For now, Gwynn isn't thinking about records--not even the 3,000-hit plateau. As usual, he's concentrating on how to help his team, a mixture of aging veterans and promising kids. "We can't control the things that happen to a club in the off-season," he says. "Especially in this era, with [team] payrolls getting pretty close to $80 million." He shakes his head and laughs at the notion of that. "For a team like us, we're going to be up and down. Some years we're going to have some quality players here, some years we're not. And a lot of it's just because of money. But we make do with what we have, and we go out and play hard. As a veteran, it's part of my job to help the younger players, and that's how I take it.
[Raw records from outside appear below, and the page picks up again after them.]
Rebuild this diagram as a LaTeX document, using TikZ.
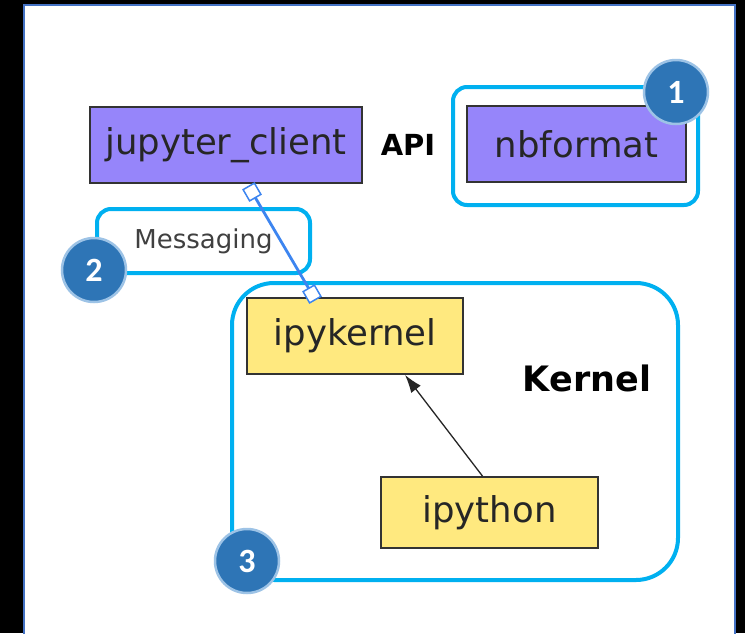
\documentclass[tikz,border=0pt]{standalone}
\usepackage{fontspec}
\setmainfont{DejaVu Sans}
\newfontfamily\badgefont{Carlito}
\usepackage{tikz}
\usetikzlibrary{shapes,arrows.meta,positioning,calc}
\definecolor{pkgblue}{HTML}{9685FA}
\definecolor{pkgyellow}{HTML}{FFE97F}
\definecolor{framecyan}{HTML}{00B0F0}
\definecolor{badgeblue}{HTML}{2E75B6}
\definecolor{badgerim}{HTML}{9DC3E6}
\definecolor{panelrim}{HTML}{4472C4}
\definecolor{linkblue}{HTML}{3D85F0}
\tikzstyle{pkg} = [draw=black!80,line width=1.8pt,inner sep=0pt,font=\fontsize{35.5}{40}\selectfont,text=black!85]
\tikzstyle{frame} = [draw=framecyan,line width=4pt,rounded corners=14pt,inner sep=0pt]
\tikzstyle{badge} = [circle,fill=badgeblue,draw=badgerim,line width=2.5pt,minimum size=64pt,inner sep=0pt,text=white,font=\badgefont\bfseries\fontsize{34}{38}\selectfont]
\tikzstyle{handle} = [rectangle,rotate=30,draw=linkblue,fill=white,line width=1.5pt,minimum size=13pt,inner sep=0pt]
\tikzstyle{heading} = [font=\bfseries\fontsize{29}{34}\selectfont]
\tikzset{>=latex}

\begin{document}
\begin{tikzpicture}[x=1pt,y=-1pt]
    \useasboundingbox (0,0) rectangle (745,633);
    \fill[black] (0,0) rectangle (745,633);
    \draw[panelrim,line width=1.5pt,fill=white] (24,5) rectangle (735,640);
    % frames
    \node [frame,minimum width=245pt,minimum height=118pt] (apiframe) at (575.5,146) {};
    \node [frame,minimum width=213pt,minimum height=64pt,font=\fontsize{26}{30}\selectfont,text=black!75] (msgframe) at (203.5,241) {Messaging};
    \node [frame,rounded corners=42pt,minimum width=446pt,minimum height=297pt] (kernelframe) at (455,431.5) {};
    % packages
    \node [pkg,fill=pkgblue,minimum width=272pt,minimum height=76pt] (jclient) at (226,145) {jupyter\_client};
    \node [pkg,fill=pkgblue,minimum width=219pt,minimum height=76pt] (nbformat) at (576.5,144) {nbformat};
    \node [pkg,fill=pkgyellow,minimum width=216pt,minimum height=76pt] (ipykernel) at (355,336) {ipykernel};
    \node [pkg,fill=pkgyellow,minimum width=217pt,minimum height=71pt] (ipython) at (489.5,512.5) {ipython};
    \node [heading] (api) at (408,145) {API};
    \node [heading,font=\bfseries\fontsize{35}{40}\selectfont] (kernel) at (587,378) {Kernel};
    % links
    \draw [-{Latex[length=18pt,width=12pt]},line width=1.3pt,black!85] ($(ipython.north)+(-7,0)$) -- ($(ipykernel.south)+(50,0)$);
    \coordinate (ctop) at (252,192);
    \coordinate (cbot) at (312,294);
    \draw [linkblue,line width=2.8pt] (ctop) -- (cbot);
    \node [handle] (htop) at (ctop) {};
    \node [handle] (hbot) at (cbot) {};
    % badges
    \node [badge] (b1) at (676,92) {1};
    \node [badge] (b2) at (94,270) {2};
    \node [badge] (b3) at (247,561) {3};
\end{tikzpicture}
\end{document}
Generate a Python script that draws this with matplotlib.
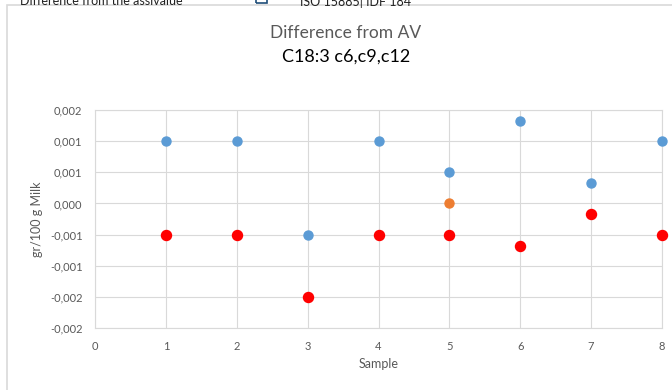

I sure want to make it easier for them than it was for me. All we can do is go out there and play the best baseball we can."

The kind of baseball Tony Gwynn plays could well bring him another batting title or two and, with a little luck, a third World Series shot. "Things turn around quickly in today's game," he points out. "All we need is another good year, and who knows--maybe our bankroll can increase. Anyway, I don't think we're that far off."

In the meantime, Gwynn will likely reach the 3,000-hit mark sometime in May, with two other major-leaguers, Ripken and Wade Boggs, close behind. "But I'm not even thinking about that yet," he says. "I'm just playing. As time goes by, eventually I'm going to get there. But for now, I'm just enjoying myself. I just want to be known as a guy who played the game as it's supposed to be played. Period. I'm not flashy. I'm a day-in, day-out type of guy. I suppose the longer you see me play, the more you appreciate what I do--because it ain't pretty."

Of course, beauty is still in the eye of the beholder.